Kedua kasus di atas menunjukkan bahwa Qanun Jinayat jelas tidak memiliki keberpihakan terhadap kepentingan masyarakat, bahkan melanggar hak asasi manusia dan peraturan perundang-undangan di atasnya.
Belum selesai persoalan kemiskinan serta kekerasan dan kriminalisasi oleh Qanun Jinayat di Aceh, muncul kasus korupsi dana otonomi khusus Daerah Aceh. Komisi Pemberantasan Korupsi akhirnya menetapkan Gubernur Aceh dan Bupati Bener Meriah sebagai tersangka pada 4 Juli 2018. Hal ini merupakan bukti nyata, bahwa otonomi khusus tidak dibentuk untuk kepentingan masyarakat Aceh sebagaimana mandat undang-undang, dan mencederai rasa keadilan bagi masyarakat Aceh.
Berdasarkan hal tersebut, kami dari Jaringan Masyarakat Sipil untuk Advokasi Qanun Jinayat dengan ini menegaskan bahwa pelaksanaan otonomi khusus Aceh sejatinya dijalankan berdasarkan kepentingan umum dan berdasarkan Hak Asasi Manusia, termasuk Hak Asasi Perempuan.

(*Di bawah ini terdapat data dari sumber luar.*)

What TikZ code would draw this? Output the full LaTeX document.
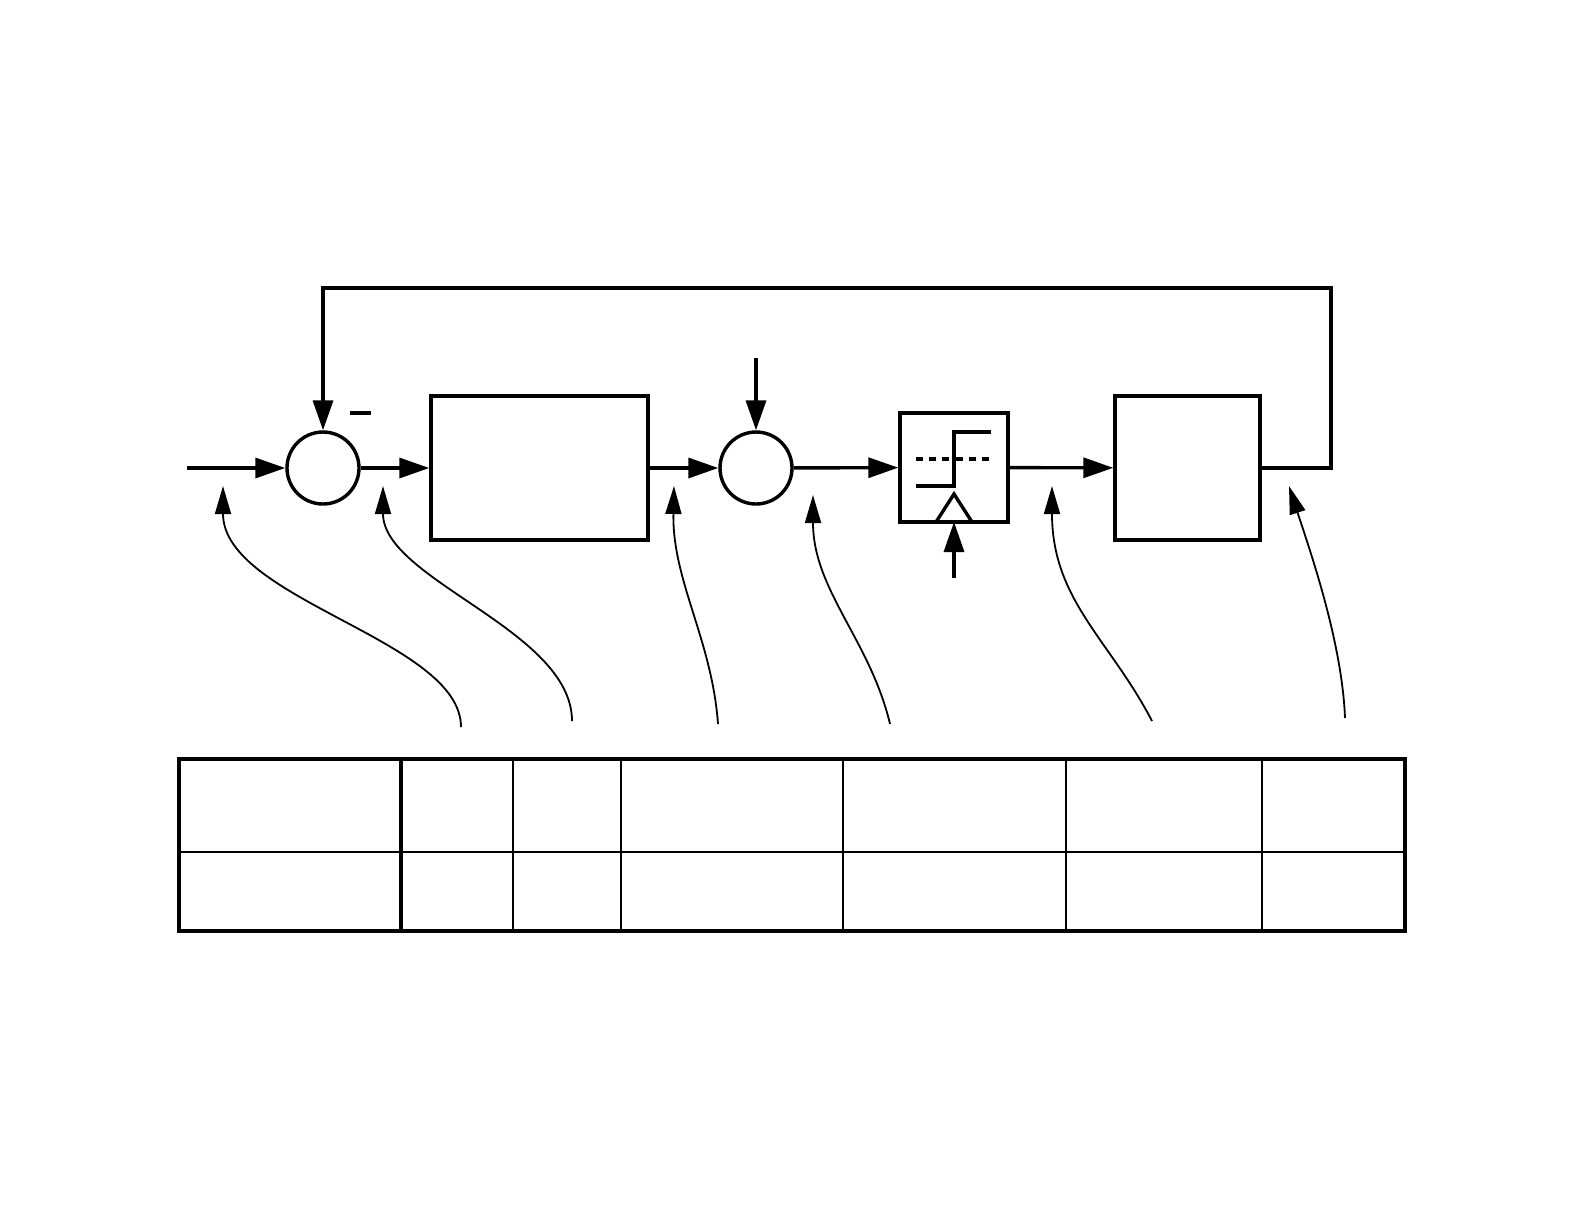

Jaringan masyarakat sipil untuk advokasi Qanun Jinayat yang terdiri dari berbagai organisasi masyarakat sipil antaralain Aliansi Jurnalis Independen (AJI) Jakarta, Aliansi Nasional Bhineka Tunggal Ika (ANBTI), Arus Pelangi, Cedaw Working Group Indonesia (CWGI), Human Rights Working Group (HRWG), Institute for Criminal Justice Reform (ICJR), Koalisi Perempuan Indonesia (KPI), Komisi untuk Orang Hilang dan Korban Tindak Kekerasan (KontraS) Jakarta, www.Konde.co, Lembaga Bantuan Hukum (LBH) Jakarta, Lembaga Bantuan Hukum Asosiasi Perempuan Indonesia untuk Keadilan (LBH Apik), Lembaga Bantuan Hukum Masyarakat, Lembaga Study dan Advokasi Masyarakat (ELSAM), Perhimpunan Bantuan Hukum dan Hak Asasi Manusia Indonesia (PBHI), Pusat Studi Hukum dan Kebijakan (PSHK), Serikat Jurnalis untuk Keberagaman (SejuK), Setara Institute, Solidaritas Perempuan (SP), Solidaritas Perempuan Bungoeng Jeumpa Aceh, Yayasan Lembaga Bantuan Hukum Indonesia (YLBHI), Yayasan Satu Keadilan (YSK) kemudian mendesak DPRA dan Pemerintah Aceh untuk meninjau kembali Qanun Jinayat yang secara substantif dan implementatif bertentangan dengan asas kepentingan umum, prinsip Perjanjian Helsinki Tahun 2005 serta peraturan perundang-undangan lain di atasnya yang berkaitan dengan Hak Asasi Manusia (HAM).